Le 13 février 2020, le célèbre chanteur rwandais Kizito Mihigo avait été arrêté et accusé d’avoir tenté de se rendre illégalement au Burundi pour rejoindre des « groupes terroristes » et violé les conditions de sa sortie de prison en 2018.
Les ennuis de Kizito Mihigo, un rescapé du génocide, ont commencé en 2014 après la publication d’une chanson dans laquelle il exprimait sa compassion non seulement pour les victimes du génocide de 1994, mais aussi pour tous ceux qui ont perdu la vie « du fait d’un génocide, d’une guerre, d’un massacre en représailles, d’une disparition dans un accident ou d’une maladie ». Pour beaucoup au Rwanda, ces paroles ont été largement interprétées comme l’expression de sympathie de la part d’un Tutsi rescapé du génocide vis-à-vis des Hutus tués par les soldats du parti actuellement au pouvoir, le Front patriotique rwandais (FPR), remettant en cause le récit officiel selon lequel ces meurtres commis en représailles étaient des cas isolés traités en interne.
Quatre jours après l’arrestation de Kizito Mihigo, le 17 février, la police nationale rwandaise a annoncé qu’il avait été retrouvé mort dans sa cellule de police à Kigali, concluant à un suicide présumé.

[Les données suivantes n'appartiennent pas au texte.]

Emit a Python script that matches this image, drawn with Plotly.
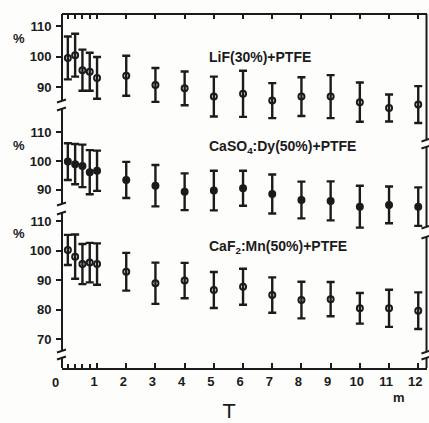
import plotly.graph_objects as go

# ---- data ----
TIME = [0, 0.25, 0.5, 0.75, 1, 2, 3, 4, 5, 6, 7, 8, 9, 10, 11, 12]
XTICK_LABELS = ["0", "", "", "", "1", "2", "3", "4", "5", "6", "7", "8", "9", "10", "11", "12"]

LIF_VAL = [99.6, 100.5, 95.6, 95.1, 93.1, 93.8, 90.8, 89.7, 87.0, 87.9, 85.7, 87.0, 87.0, 85.2, 83.3, 84.4]
LIF_ERR = [7.0, 7.0, 6.7, 6.2, 6.8, 6.5, 5.5, 5.5, 6.5, 7.5, 5.7, 6.3, 7.0, 6.4, 4.4, 6.0]

CASO4_VAL = [99.8, 98.9, 98.3, 96.1, 96.6, 93.4, 91.4, 89.3, 89.7, 90.5, 88.5, 86.4, 86.1, 84.1, 84.7, 84.1]
CASO4_ERR = [6.4, 7.0, 7.4, 7.7, 7.0, 6.3, 7.2, 6.4, 6.9, 6.1, 6.8, 6.4, 6.8, 7.3, 6.4, 6.7]

CAF2_VAL = [100.2, 97.9, 95.4, 95.9, 95.4, 92.8, 88.9, 89.8, 86.6, 87.7, 84.9, 83.2, 83.5, 80.4, 80.4, 79.6]
CAF2_ERR = [5.1, 7.5, 6.8, 6.7, 7.0, 6.4, 7.0, 6.0, 6.1, 6.1, 6.0, 6.2, 5.8, 5.2, 6.3, 6.2]

PANEL_NAMES = ["LiF(30%)+PTFE", "CaSO<sub>4</sub>:Dy(50%)+PTFE", "CaF<sub>2</sub>:Mn(50%)+PTFE"]
Y_TICKS_TOP = [90, 100, 110]
Y_TICKS_MID = [90, 100, 110]
Y_TICKS_BOT = [70, 80, 90, 100, 110]

INK = "#1b1b1b"
BG = "#fdfdfb"
FONT = "Liberation Sans"

W, H = 429, 423
ML, MR, MT, MB = 62, 2, 14, 55
PW, PH = W - ML - MR, H - MT - MB


def px_x(px):
    return (px - ML) / PW


def px_y(py):
    return (H - MB - py) / PH


fig = go.Figure()

panels = [
    (LIF_VAL, LIF_ERR, "y", "circle-open"),
    (CASO4_VAL, CASO4_ERR, "y2", "circle"),
    (CAF2_VAL, CAF2_ERR, "y3", "circle-open"),
]
for vals, errs, yax, sym in panels:
    fig.add_trace(go.Scatter(
        x=TIME, y=vals, xaxis="x", yaxis=yax, mode="markers",
        cliponaxis=False, showlegend=False, hoverinfo="skip",
        marker=dict(symbol=sym, size=6, color=INK, line=dict(width=2, color=INK)),
        error_y=dict(type="data", array=errs, visible=True, thickness=2.4, width=4, color=INK),
    ))

# invisible trace to realise the top (mirrored) x axis
fig.add_trace(go.Scatter(x=TIME[:1], y=LIF_VAL[:1], xaxis="x2", yaxis="y", mode="markers",
                         marker=dict(opacity=0), showlegend=False, hoverinfo="skip"))

tickfont = dict(family=FONT, size=13, color=INK, weight="bold")

yax_common = dict(anchor="x", showline=False, showgrid=False, zeroline=False,
                  ticks="outside", ticklen=5, tickwidth=2, tickcolor=INK,
                  tickfont=tickfont, ticklabelstandoff=2)

major_x = TIME[4:]
major_lbl = XTICK_LABELS[4:]
minor_x = TIME[:4]

fig.update_layout(
    width=W, height=H, autosize=False,
    margin=dict(l=ML, r=MR, t=MT, b=MB),
    paper_bgcolor=BG, plot_bgcolor="rgba(0,0,0,0)",
    xaxis=dict(domain=[0, 1], range=[-0.2, 12.3], anchor="y3",
               showline=True, linewidth=2, linecolor=INK, showgrid=False, zeroline=False,
               ticks="inside", ticklen=5, tickwidth=2, tickcolor=INK,
               tickmode="array", tickvals=major_x, ticktext=major_lbl,
               minor=dict(tickmode="array", tickvals=minor_x, ticks="inside", ticklen=4,
                          tickwidth=2, tickcolor=INK, showgrid=False),
               tickfont=tickfont, ticklabelshift=-3),
    xaxis2=dict(overlaying="x", matches="x", anchor="free", position=1, side="top",
                showline=True, linewidth=2, linecolor=INK, showgrid=False, zeroline=False,
                ticks="inside", ticklen=4, tickwidth=2, tickcolor=INK,
                tickmode="array", tickvals=major_x, showticklabels=False,
                minor=dict(tickmode="array", tickvals=minor_x, ticks="inside", ticklen=4,
                           tickwidth=2, tickcolor=INK, showgrid=False)),
    yaxis=dict(domain=[px_y(130), 1], range=[100 - (130 - 56.7) / 3.07, 100 + (56.7 - 14) / 3.07],
               tickmode="array", tickvals=Y_TICKS_TOP, **yax_common),
    yaxis2=dict(domain=[px_y(235), px_y(108)], range=[100 - (235 - 161) / 2.87, 100 + (161 - 108) / 2.87],
                tickmode="array", tickvals=Y_TICKS_MID, **yax_common),
    yaxis3=dict(domain=[0, px_y(212)], range=[100 - (368 - 250.5) / 2.95, 100 + (250.5 - 212) / 2.95],
                tickmode="array", tickvals=Y_TICKS_BOT, **yax_common),
)

# frame segments (left and right) with axis-break marks
shapes = []
line = dict(color=INK, width=2)
left_segments = [(14, 101), (109, 204), (213, 351), (358, 368)]
right_segments = [(14, 140), (147, 227), (237, 352), (358, 368)]
for xp, segs in ((62, left_segments), (426.5, right_segments)):
    for (a, b) in segs:
        shapes.append(dict(type="line", xref="paper", yref="paper",
                           x0=px_x(xp), x1=px_x(xp), y0=px_y(a), y1=px_y(b), line=line))
    for i, (a, b) in enumerate(segs):
        ends = []
        if i > 0:
            ends.append(a)
        if i < len(segs) - 1:
            ends.append(b)
        for e in ends:
            shapes.append(dict(type="line", xref="paper", yref="paper",
                               x0=px_x(xp - 5), x1=px_x(xp + 4),
                               y0=px_y(e + 1.5), y1=px_y(e - 1.5), line=line))
fig.update_layout(shapes=shapes)

ann = []
label_font = dict(family=FONT, size=14, color=INK, weight="bold")
for name, yp in zip(PANEL_NAMES, (57, 147, 247)):
    ann.append(dict(text=name, xref="paper", yref="paper", x=px_x(207), y=px_y(yp),
                    xanchor="left", yanchor="middle", showarrow=False, font=label_font))
for yp in (38, 145, 233):
    ann.append(dict(text="%", xref="paper", yref="paper", x=px_x(19), y=px_y(yp),
                    xanchor="center", yanchor="middle", showarrow=False, font=tickfont))
# origin label "0" sits left of the axis corner
ann.append(dict(text=XTICK_LABELS[0], xref="paper", yref="paper", x=px_x(55), y=px_y(382),
                xanchor="center", yanchor="middle", showarrow=False, font=tickfont))
ann.append(dict(text="m", xref="paper", yref="paper", x=px_x(399), y=px_y(397),
                xanchor="center", yanchor="middle", showarrow=False,
                font=dict(family=FONT, size=13, color=INK, weight="bold")))
ann.append(dict(text="T", xref="paper", yref="paper", x=px_x(229), y=px_y(411),
                xanchor="center", yanchor="middle", showarrow=False,
                font=dict(family="DejaVu Sans", size=20, color=INK)))
fig.update_layout(annotations=ann)

fig.write_html("out.html", config={"displayModeBar": False},
               post_script="document.body.style.margin='0';document.body.style.padding='0';"
                           "document.body.style.overflow='hidden';")
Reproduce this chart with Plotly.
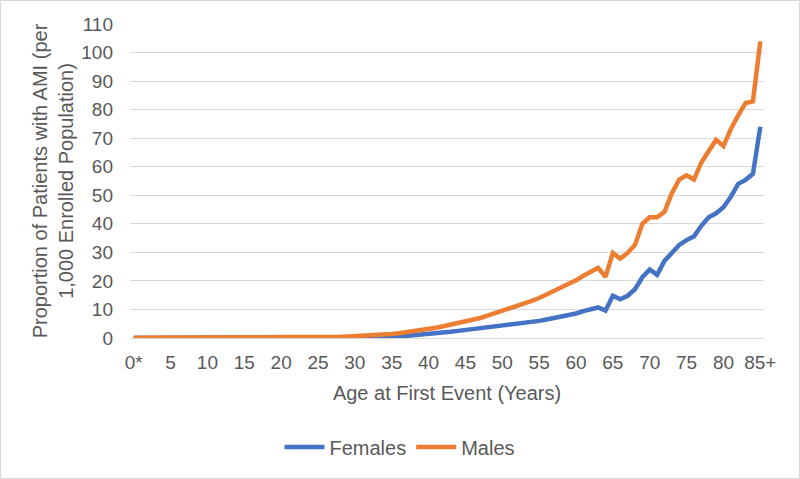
import plotly.graph_objects as go

ages = ["0*"] + [str(a) for a in range(1, 85)] + ["85+"]

females = [0.0]*30 + [0.05, 0.05, 0.1, 0.15, 0.2, 0.3, 0.5, 0.7, 0.9, 1.2,
           1.5, 1.8, 2.0, 2.2, 2.5, 2.8, 3.0, 3.3, 3.7, 4.0,
           4.2, 4.5, 4.8, 5.2, 5.6, 6.0, 6.5, 7.0, 7.5, 7.9,
           8.6, 9.4, 10.2, 10.7, 9.6, 14.8, 13.6, 14.8, 17.1, 21.3,
           24.0, 22.1, 27.0, 30.0, 32.6, 34.3, 35.6, 39.3, 42.3, 43.7,
           45.8, 49.5, 54.0, 55.4, 57.5, 74.0]

males = [0.05]*16 + [0.1, 0.3, 0.3, 0.3, 0.3, 0.3, 0.3, 0.3, 0.3, 0.3,
         0.4, 0.4, 0.4, 0.5, 0.6, 0.7, 0.8, 1.0, 1.2, 1.4, 1.7, 2.0, 2.3, 2.8,
         3.2, 3.6, 4.1, 4.6, 5.2, 5.8, 6.4, 7.0, 7.8, 8.6,
         9.4, 10.2, 11.2, 12.0, 13.0, 14.0, 15.2, 16.3, 17.5, 18.8,
         20.2, 21.8, 23.2, 24.6, 21.4, 29.8, 27.8, 29.8, 32.6, 40.0,
         42.3, 42.3, 44.2, 50.7, 55.5, 57.0, 55.5, 61.5, 65.5, 69.4,
         67.2, 73.2, 78.0, 82.3, 82.9, 103.9]

font = "Liberation Sans, Arial, sans-serif"
grey = "#595959"

fig = go.Figure()
fig.add_trace(go.Scatter(x=ages, y=females, name="Females", mode="lines",
                         line=dict(color="#4472C4", width=4.5)))
fig.add_trace(go.Scatter(x=ages, y=males, name="Males", mode="lines",
                         line=dict(color="#ED7D31", width=4.5)))

L, R, T, B = 130, 36, 24, 141
W, H = 800, 479
pw, ph = W - L - R, H - T - B

fig.update_layout(
    width=W, height=H,
    margin=dict(l=L, r=R, t=T, b=B, autoexpand=False),
    paper_bgcolor="white", plot_bgcolor="white",
    font=dict(family=font, size=19, color=grey),
    showlegend=True,
    legend=dict(orientation="h", xref="container", yref="container",
                x=0.5, xanchor="center", y=1 - 447 / H, yanchor="middle",
                font=dict(size=20, color=grey), itemwidth=40),
    xaxis=dict(type="category", range=[-0.5, 85.5], dtick=5,
               showgrid=False, showline=True, linecolor="#d9d9d9",
               ticks="", ticklabelstandoff=7, tickangle=0,
               tickfont=dict(size=19, color=grey),
               title=dict(text="Age at First Event (Years)", standoff=14,
                          font=dict(size=20, color=grey))),
    yaxis=dict(range=[0, 110], dtick=10, showgrid=True, gridcolor="#d9d9d9",
               gridwidth=1, zeroline=False, showline=False, ticks="",
               ticklabelstandoff=16, tickfont=dict(size=19, color=grey),
               title=dict(text="Proportion of Patients with AMI (per<br>1,000 Enrolled Population)",
                          standoff=2, font=dict(size=20, color=grey))),
)

fig.add_shape(type="rect", xref="paper", yref="paper",
              x0=(0.5 - L) / pw, x1=(W - 0.5 - L) / pw,
              y0=(H - B - (H - 0.5)) / ph, y1=(H - B - 0.5) / ph,
              line=dict(color="#d9d9d9", width=1), fillcolor="rgba(0,0,0,0)",
              layer="below")

fig.write_html("out.html", config={"displayModeBar": False},
               post_script="document.body.style.margin='0px';")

Je connaissais Kizito Mihigo. Nous nous étions rencontrés quelques années auparavant, mais notre amitié a débuté avec sa détention arbitraire en 2014 et sa condamnation en 2015 pour des crimes avoués sous la contrainte. Des contacts en prison nous ont mis en contact et nous avons communiqué régulièrement. Lorsqu’il a été libéré en 2018, il m’a dit qu’il s’attendait à ce que les autorités le renvoient en prison à tout moment.
Compte tenu des exécutions extrajudiciaires régulières d’opposants politiques à l’intérieur et à l’extérieur du Rwanda, et de la tendance bien documentée des détracteurs du gouvernement de ce pays à disparaître ou à mourir dans des circonstances mystérieuses, le décès de Kizito Mihigo paraît extrêmement suspect. Le droit à la vie prévu par le droit international des droits humains tient les gouvernements pour responsables des décès en détention, en particulier dans les cas où la personne décédée était « un opposant politique au gouvernement ou un défenseur des droits de l’homme » ou elle « s’est suicidée dans des circonstances inexpliquées ».
Deux ans plus tard, les autorités n’ont toujours pas mené d’enquête crédible sur la mort de Kizito Mihigo.
Aujourd’hui, nous nous souvenons de Kizito Mihigo et appelons les partenaires du Rwanda à dénoncer cette affaire et d’autres atrocités présumées. Au regard des antécédents du Rwanda en matière de décès inexpliqués d’opposants et de dissidents politiques, nous réaffirmons la nécessité d’ouvrir une enquête indépendante, avec la participation d’experts étrangers, sur la mort de Kizito Mihigo.